* [What you should do] Look below for the line with "Rebuild this chart" and the line with "fit_area = [0.19e6, 5.19e6]"; repeat exactly those two lines and all lines between them, but no pictures.

---

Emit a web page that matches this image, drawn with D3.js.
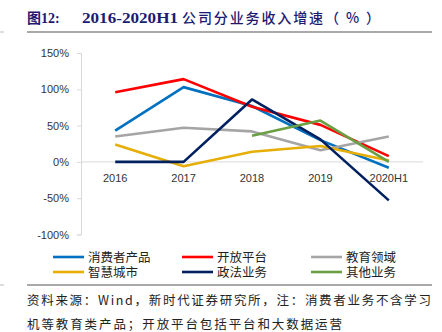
<!DOCTYPE html>
<html>
<head>
<meta charset="utf-8">
<script src="https://cdn.jsdelivr.net/npm/d3@7"></script>
<style>
  body { margin: 0; background: #fff; }
  text { font-family: "Liberation Sans", "Noto Sans CJK SC", sans-serif; }
</style>
</head>
<body>
<svg id="chart" width="442" height="332"></svg>
<script>
// growth by business line, %
var years = ["2016", "2017", "2018", "2019", "2020H1"];
var consumer = [43, 103, 77, 30, -8];
var openPlatform = [96, 114, 76, 51, 8];
var education = [35, 47, 42, 16, 35];
var smartCity = [24, -6, 14, 22, 2];
var government = [0, 0, 86, 31, -53];
var other = [null, null, 36, 57, 0];
var yTicks = [150, 100, 50, 0, -50, -100];

var series = [
  { name: "消费者产品", values: consumer, color: "#0070C0" },
  { name: "开放平台", values: openPlatform, color: "#FF0000" },
  { name: "教育领域", values: education, color: "#A5A5A5" },
  { name: "智慧城市", values: smartCity, color: "#E6AE06" },
  { name: "政法业务", values: government, color: "#002060" },
  { name: "其他业务", values: other, color: "#6A9F44" }
];

var svg = d3.select("#chart");

// title
var title = svg.append("text")
  .attr("x", 27)
  .attr("y", 23)
  .attr("fill", "#1B1B72")
  .style("font-size", "14px")
  .style("font-weight", "bold");
title.append("tspan")
  .style("font-family", "'Noto Sans CJK SC'")
  .text("图");
title.append("tspan")
  .style("font-family", "'Liberation Serif', serif")
  .text("12:");
title.append("tspan")
  .attr("x", 82)
  .attr("textLength", 96)
  .attr("lengthAdjust", "spacingAndGlyphs")
  .style("font-family", "'Liberation Serif', serif")
  .style("font-size", "15px")
  .text("2016-2020H1");
title.append("tspan")
  .attr("x", 182)
  .attr("textLength", 198)
  .attr("lengthAdjust", "spacing")
  .style("font-family", "'Noto Sans CJK SC'")
  .style("font-weight", "500")
  .text("公司分业务收入增速（ % ）");

svg.append("line")
  .attr("x1", 27).attr("x2", 432)
  .attr("y1", 32).attr("y2", 32)
  .attr("stroke", "#8c8c8c")
  .attr("stroke-width", 1.5);

var x = d3.scaleBand().domain(years).range([81, 423]);
var y = d3.scaleLinear().domain([-100, 150]).range([234.5, 53]);

// y axis
var yAxis = svg.append("g")
  .attr("transform", "translate(81,0)")
  .call(d3.axisLeft(y).tickValues(yTicks).tickSize(4).tickFormat(function(d) { return d + "%"; }));
yAxis.select(".domain").attr("stroke", "#d9d9d9");
yAxis.selectAll(".tick line").attr("stroke", "#d9d9d9");
yAxis.selectAll(".tick text")
  .attr("x", -12)
  .attr("fill", "#333")
  .style("font-size", "11px");

// zero line
svg.append("line")
  .attr("x1", 81).attr("x2", 423)
  .attr("y1", y(0)).attr("y2", y(0))
  .attr("stroke", "#d9d9d9")
  .attr("stroke-width", 1);

// category labels
svg.append("g").selectAll("text")
  .data(years)
  .join("text")
  .attr("x", function(d) { return x(d) + x.bandwidth() / 2; })
  .attr("y", 182)
  .attr("text-anchor", "middle")
  .attr("fill", "#333")
  .style("font-size", "11px")
  .text(function(d) { return d; });

var line = d3.line()
  .defined(function(d) { return d != null; })
  .x(function(d, i) { return x(years[i]) + x.bandwidth() / 2; })
  .y(function(d) { return y(d); });

svg.append("g").selectAll("path")
  .data(series)
  .join("path")
  .attr("d", function(s) { return line(s.values); })
  .attr("fill", "none")
  .attr("stroke", function(s) { return s.color; })
  .attr("stroke-width", 2.6)
  .attr("stroke-linejoin", "round");

// legend, 3 per row
var legend = svg.append("g").selectAll("g")
  .data(series)
  .join("g")
  .attr("transform", function(s, i) {
    return "translate(" + [53, 182, 311][i % 3] + "," + (257 + Math.floor(i / 3) * 15) + ")";
  });
legend.append("line")
  .attr("x1", 0).attr("x2", 31)
  .attr("stroke", function(s) { return s.color; })
  .attr("stroke-width", 2.6);
legend.append("text")
  .attr("x", 35)
  .attr("y", 4.5)
  .attr("fill", "#222")
  .style("font-size", "12.5px")
  .text(function(s) { return s.name; });

svg.append("line")
  .attr("x1", 27).attr("x2", 432)
  .attr("y1", 285).attr("y2", 285)
  .attr("stroke", "#555")
  .attr("stroke-width", 1);

// small edge marks
svg.append("line").attr("x1", 0).attr("x2", 4).attr("y1", 32).attr("y2", 32).attr("stroke", "#bbb");
svg.append("line").attr("x1", 0).attr("x2", 4).attr("y1", 285).attr("y2", 285).attr("stroke", "#bbb");

// source note
var notes = [
  "资料来源：Wind，新时代证券研究所，注：消费者业务不含学习",
  "机等教育类产品；开放平台包括平台和大数据运营"
];
svg.append("g").selectAll("text")
  .data(notes)
  .join("text")
  .attr("x", 27)
  .attr("y", function(d, i) { return 305 + i * 24; })
  .attr("fill", "#222")
  .style("font-size", "12.5px")
  .style("font-family", "'Noto Sans CJK SC'")
  .attr("textLength", function(d, i) { return i === 0 ? 404 : 315; })
  .attr("lengthAdjust", "spacing")
  .text(function(d) { return d; });
</script>
</body>
</html>
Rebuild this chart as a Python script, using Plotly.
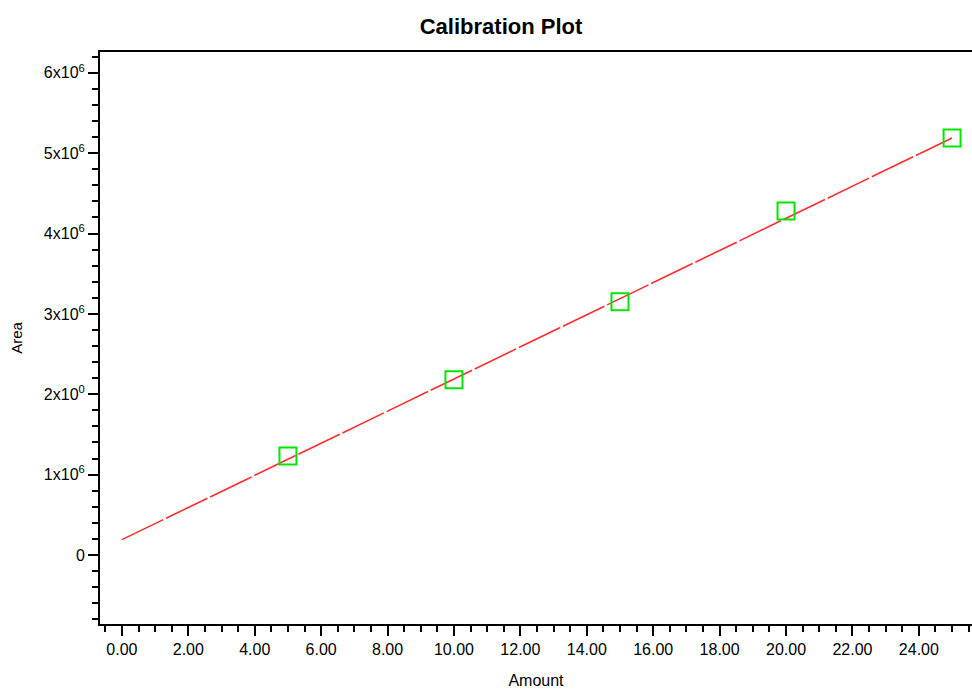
import plotly.graph_objects as go

# Data
amount = [5, 10, 15, 20, 25]
area = [1.23e6, 2.18e6, 3.15e6, 4.28e6, 5.19e6]
fit_amount = [0, 25]
fit_area = [0.19e6, 5.19e6]

y_tickvals = [0, 1e6, 2e6, 3e6, 4e6, 5e6, 6e6]
y_ticktext = ["0", "1x10<sup>6</sup>", "2x10<sup>0</sup>", "3x10<sup>6</sup>",
              "4x10<sup>6</sup>", "5x10<sup>6</sup>", "6x10<sup>6</sup>"]
x_tickvals = [0, 2, 4, 6, 8, 10, 12, 14, 16, 18, 20, 22, 24]
x_ticktext = ["%.2f" % v for v in x_tickvals]

FONT = "Liberation Sans, Arial, sans-serif"

fig = go.Figure()
fig.add_trace(go.Scatter(
    x=fit_amount, y=fit_area, mode="lines",
    line=dict(color="rgb(255,45,45)", width=1.6, dash="46px,3px"),
    showlegend=False, hoverinfo="skip"))
fig.add_trace(go.Scatter(
    x=amount, y=area, mode="markers",
    marker=dict(symbol="square-open", size=17, color="rgb(0,230,0)",
                line=dict(width=2, color="rgb(0,230,0)")),
    showlegend=False))

fig.update_layout(
    width=972, height=691,
    margin=dict(l=100, r=0, t=52, b=67),
    paper_bgcolor="white", plot_bgcolor="white",
    font=dict(family=FONT, color="black", size=16),
    title=dict(text="<b>Calibration Plot</b>", xref="container", yref="container",
               x=501 / 972, y=1 - 26 / 691, xanchor="center", yanchor="middle",
               font=dict(family=FONT, size=22, color="black")),
)
fig.update_xaxes(
    range=[-0.66, 25.6], showgrid=False, zeroline=False, automargin=False,
    showline=True, linecolor="black", linewidth=2, mirror=True,
    ticks="outside", ticklen=10, tickwidth=2, tickcolor="black",
    tickvals=x_tickvals, ticktext=x_ticktext,
    tickfont=dict(size=16),
    minor=dict(dtick=0.5, tick0=0, ticks="outside", ticklen=6, tickwidth=2, tickcolor="black"),
    title=dict(text="Amount", font=dict(size=16), standoff=18),
)
fig.update_yaxes(
    range=[-0.86e6, 6.26e6], showgrid=False, zeroline=False, automargin=False,
    showline=True, linecolor="black", linewidth=2, mirror=False,
    ticks="outside", ticklen=10, tickwidth=2, tickcolor="black",
    tickvals=y_tickvals, ticktext=y_ticktext,
    tickfont=dict(size=16),
    minor=dict(dtick=0.2e6, tick0=0, ticks="outside", ticklen=6, tickwidth=2, tickcolor="black"),
    title=dict(text="Area", font=dict(size=15), standoff=18),
)

fig.write_html("out.html", config={"displayModeBar": False},
               post_script="document.body.style.margin='0px';")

---

* [Written reply]
Rebuild this chart as a Python script, using Plotly.
import plotly.graph_objects as go

# Data
amount = [5, 10, 15, 20, 25]
area = [1.23e6, 2.18e6, 3.15e6, 4.28e6, 5.19e6]
fit_amount = [0, 25]
fit_area = [0.19e6, 5.19e6]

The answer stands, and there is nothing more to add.